Cuando Trinidad terminó, Bárbara oyó una ovación que jamás imaginó, una ovación de montaña retumbando; varios rostros se volvieron hacia ella para sonreírle, los ojos humedecidos, y la gente se abalanzó sobre la tarima para abrazar a Trinidad, tocarlo siquiera. No se conformaban con palmearle la espalda sino que lo apretaban, estrujándolo, le machucaban los pies, las manos, el rostro, lo besaban, mesándole los cabellos.

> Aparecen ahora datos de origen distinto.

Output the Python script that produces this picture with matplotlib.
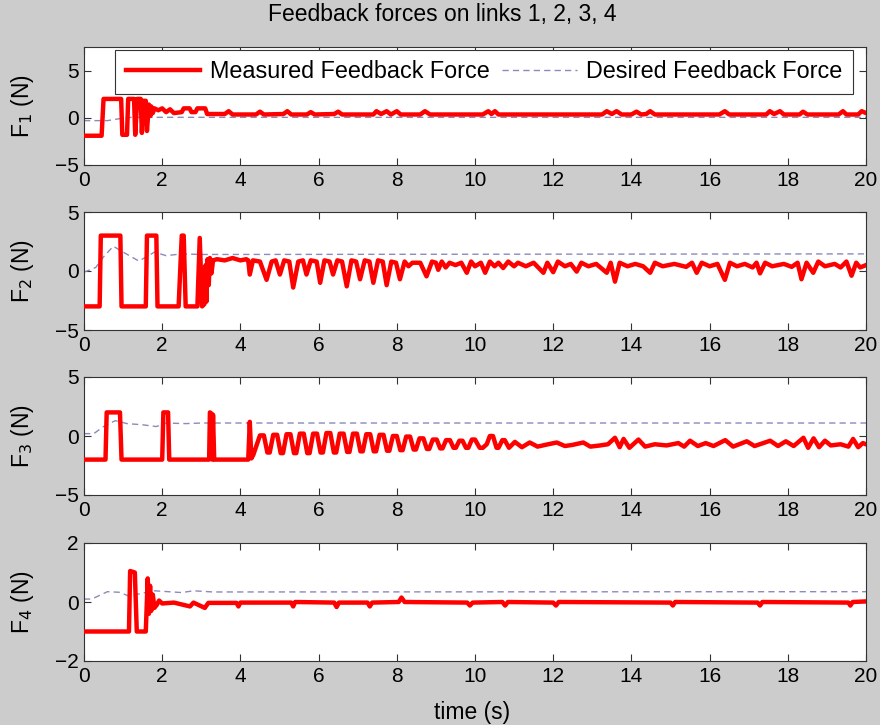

Trinidad Pineda Chiñas se dejaba ir a todo este entusiasmo popular, esta fiesta inesperada, esta loca alegría lo hacía aflojar el cuerpo como un viajero que, después de mucho bregar, llega a su destino. “Yo soy rielera, tengo mi Juan, / él es mi vida, yo soy su querer, / cuando le dicen que ya se va el tren, / adiós mi rielera, ya se va tu Juan”, cantaban las mujeres a voz en cuello, la voz llena de lágrimas.

Cuando por fin descendió del estrado donde lo tenían tan alto, estallaron las porras: “siquitibúm a la bim, bom, ba, siquitibúm a la bim, bom, ba, Trinidad, Trinidad, Trinidad, ra, ra, ra”. Bárbara sintió que ya no iba a poder contener la emoción, le temblaban las manos, los labios, el rostro entero; las lágrimas le escurrían pintándole las mejillas de rímel. A su tío hubieran podido mantearlo como a un infante sin que él hiciera un solo gesto para impedirlo. De hecho ya se lo pasaban de brazo en brazo, levantado en vilo.

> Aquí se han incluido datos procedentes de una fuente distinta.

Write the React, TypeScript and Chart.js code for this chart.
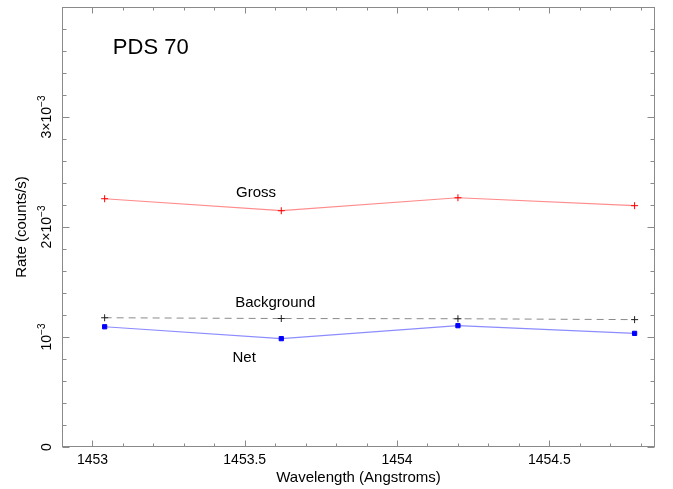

—Hace rato que sus pies no tocan el suelo.

A Bárbara la metieron a una de las oficinas de Ferrocarriles y la abrazó Amaya Elezcano:

—¡Hija, qué hermoso tío tienes, qué hermoso líder, qué glorioso!

Bárbara se echó a sus brazos. Estaba ahogándose. A punto del desmayo se le colgó del cuello:

—¡Llora, llora, llora, llora, para que se te quite la desesperación! —la comprendió Amaya.

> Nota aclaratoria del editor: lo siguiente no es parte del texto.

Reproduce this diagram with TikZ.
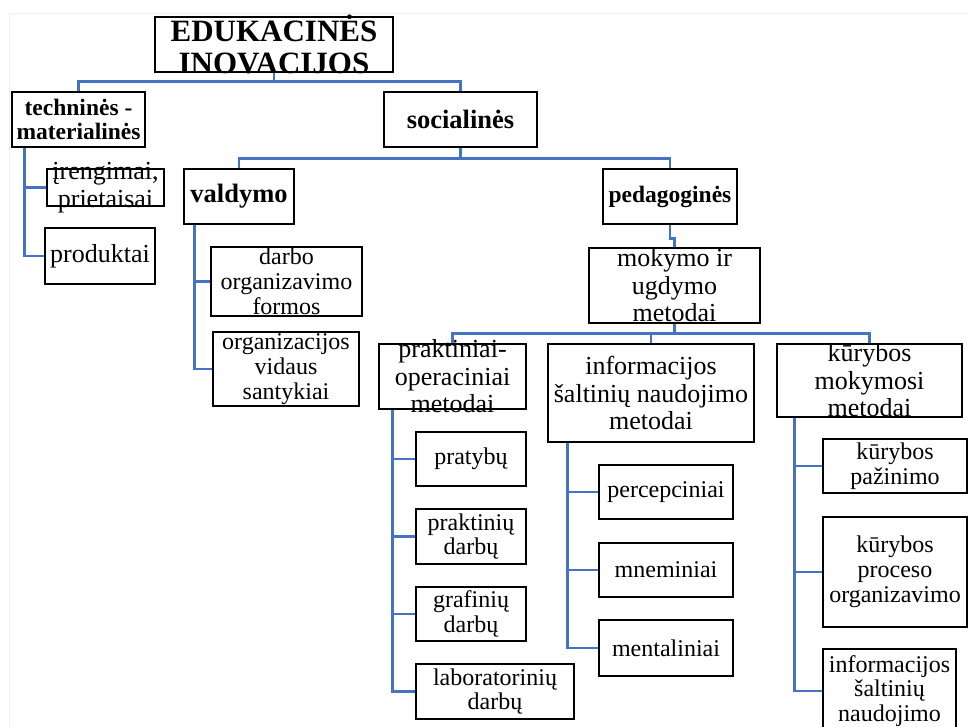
\documentclass[tikz,border=0pt]{standalone}
\usepackage{fontspec}
\setmainfont{Liberation Serif}

\definecolor{linkblue}{HTML}{4472C4}
\definecolor{framegray}{HTML}{EEEFF5}

\tikzset{
  box/.style={draw=black, line width=2.8pt, rectangle, inner sep=0pt},
  link/.style={draw=linkblue, line width=2.4pt},
  ttl/.style={inner sep=0pt, align=center, font=\bfseries\fontsize{31}{31.5}\selectfont},
  bsm/.style={inner sep=0pt, align=center, font=\bfseries\fontsize{23.5}{24.5}\selectfont},
  blg/.style={inner sep=0pt, align=center, font=\bfseries\fontsize{26.5}{27}\selectfont},
  tlg/.style={inner sep=0pt, align=center, font=\fontsize{26}{27.5}\selectfont},
  tsm/.style={inner sep=0pt, align=center, font=\fontsize{24}{24.8}\selectfont},
}

% #1 name, #2 left, #3 top, #4 right, #5 bottom, #6 text style, #7 text
\newcommand{\cellbox}[7]{%
  \node[box, minimum width={(#4)-(#2)}, minimum height={(#5)-(#3)}]
    (#1) at ({((#2)+(#4))/2},{((#3)+(#5))/2}) {};
  \node[#6] (#1-txt) at (#1.center) {#7};
}

\begin{document}
\begin{tikzpicture}[x=1pt,y=-1pt]
\useasboundingbox (0,0) rectangle (968,727);
\clip (0,0) rectangle (968,727);

% faint page frame
\draw[framegray, line width=1pt] (9,740) -- (9,14) -- (980,14);

% boxes
\cellbox{title}{155}{17}{393}{72}{ttl}{EDUKACINĖS\\INOVACIJOS}
\cellbox{tech}{12}{92}{145}{147}{bsm}{techninės -\\materialinės}
\cellbox{soc}{384}{92}{537}{147}{blg}{socialinės}
\cellbox{iren}{47}{169}{164}{206}{tlg}{įrengimai,\\prietaisai}
\cellbox{prod}{45}{228}{155}{284}{tlg}{produktai}
\cellbox{vald}{184}{169}{294}{224}{blg}{valdymo}
\cellbox{ped}{603}{169}{737}{224}{bsm}{pedagoginės}
\cellbox{darbo}{211}{247}{362}{316}{tsm}{darbo\\organizavimo\\formos}
\cellbox{orgv}{213}{332}{359}{406}{tsm}{organizacijos\\vidaus\\santykiai}
\cellbox{mok}{589}{248}{760}{323}{tlg}{mokymo ir\\ugdymo\\metodai}
\cellbox{prak}{379}{344}{526}{409}{tlg}{praktiniai-\\operaciniai\\metodai}
\cellbox{info}{548}{344}{754}{442}{tlg}{informacijos\\šaltinių naudojimo\\metodai}
\cellbox{kur}{777}{344}{962}{417}{tlg}{kūrybos\\mokymosi\\metodai}
\cellbox{prat}{416}{432}{526}{486}{tsm}{pratybų}
\cellbox{prd}{416}{509}{526}{564}{tsm}{praktinių\\darbų}
\cellbox{graf}{416}{587}{526}{641}{tsm}{grafinių\\darbų}
\cellbox{lab}{416}{664}{574}{719}{tsm}{laboratorinių\\darbų}
\cellbox{perc}{599}{465}{733}{519}{tsm}{percepciniai}
\cellbox{mnem}{599}{543}{733}{597}{tsm}{mneminiai}
\cellbox{ment}{599}{620}{733}{676}{tsm}{mentaliniai}
\cellbox{kpaz}{823}{439}{967}{493}{tsm}{kūrybos\\pažinimo}
\cellbox{kproc}{823}{517}{967}{627}{tsm}{kūrybos\\proceso\\organizavimo}
\cellbox{kinf}{823}{649}{956}{733}{tsm}{informacijos\\šaltinių\\naudojimo}

% tree links
\draw[link] (title.south) -- +(0,8) -| (tech.north);
\draw[link] (title.south) -- +(0,8) -| (soc.north);
\draw[link] (soc.south) -- +(0,10) -| (vald.north);
\draw[link] (soc.south) -- +(0,10) -| (ped.north);
\draw[link] (ped.south) -- +(0,13) -| (mok.north);
\draw[link] (mok.south) -- +(0,9) -| (prak.north);
\draw[link] (mok.south) -- +(0,9) -| (info.north);
\draw[link] (mok.south) -- +(0,9) -| (kur.north);

% side links
\draw[link] ([xshift=14pt]tech.south west) |- (iren.west);
\draw[link] ([xshift=14pt]tech.south west) |- (prod.west);
\draw[link] ([xshift=12pt]vald.south west) |- (darbo.west);
\draw[link] ([xshift=12pt]vald.south west) |- (orgv.west);
\draw[link] ([xshift=15pt]prak.south west) |- (prat.west);
\draw[link] ([xshift=15pt]prak.south west) |- (prd.west);
\draw[link] ([xshift=15pt]prak.south west) |- (graf.west);
\draw[link] ([xshift=15pt]prak.south west) |- (lab.west);
\draw[link] ([xshift=21pt]info.south west) |- (perc.west);
\draw[link] ([xshift=21pt]info.south west) |- (mnem.west);
\draw[link] ([xshift=21pt]info.south west) |- (ment.west);
\draw[link] ([xshift=19pt]kur.south west) |- (kpaz.west);
\draw[link] ([xshift=19pt]kur.south west) |- (kproc.west);
\draw[link] ([xshift=19pt]kur.south west) |- (kinf.west);
\end{tikzpicture}
\end{document}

Bárbara sollozaba tan fuerte que sacudía a Amaya, que era una mujer robusta:

—Hija, debes sentirte orgullosa de que tu tío es todo un hombre.

—Pero no para mí.

Amaya se hizo para atrás. ¿Qué le pasaba a esta criatura con la cara negra de tizne?

—Estoy llorando de gusto, no de otra cosa. ¿Por qué no habría de hacerlo si estos son los mejores momentos de mi vida?

—Mira qué hermoso se ve tu tío. No cabe duda de que el poder es fotogénico. También la felicidad; tú nunca has estado tan bonita, Bárbara.

Con su voz ronca y sus manos de gestos precisos, sus cabellos entrecanos, Amaya Elezcano de origen vasco era una luchadora social. Esa misma noche los invitó a su casa y a Bárbara le gustó ver cómo llenaban de atenciones a su tío. En la mesa, Amaya peló y picó la fruta, “macedonia”, dijo, “en los restaurantes lo llaman coctel de frutas, pero es macedonia y tiene que hacerse al momento”. Cubría a Bárbara con su mirada fuerte y la cortaba como a la fruta. Se la llevaba a la boca uva pelada, cachito de manzana, ruedita de plátano. No dejó de mirarla, ni siquiera cuando se levantó a traer un platillo. Rompió una tortilla en dos y le dio la mitad a Bárbara. “Para tus frijoles.” Bárbara se sintió florecer, sus ojos brillaban seguramente menos que los de Amaya. Una sorda excitación la poseía. ¡Qué no se acabe nunca, que siempre esté yo en la cresta de la ola! ¡Qué viva al rojo vivo! ¡Que jamás dejen de querernos a mi tío y a mí!

Amaya Elezcano cantó sonriente el “Corrido de Cananea”, pero con otras palabras: “Señores, a orgullo tengo / el ser antiimperialista, / Señores, a orgullo tengo / el ser antiimperialista, / y militar en las filas / del Partido Comunista, / y militar en las filas / del Partido Comunista.”

Ahora que Bárbara trataba de visualizarlos sentía que había vivido una película e intuía que esos días hermosos jamás regresarían.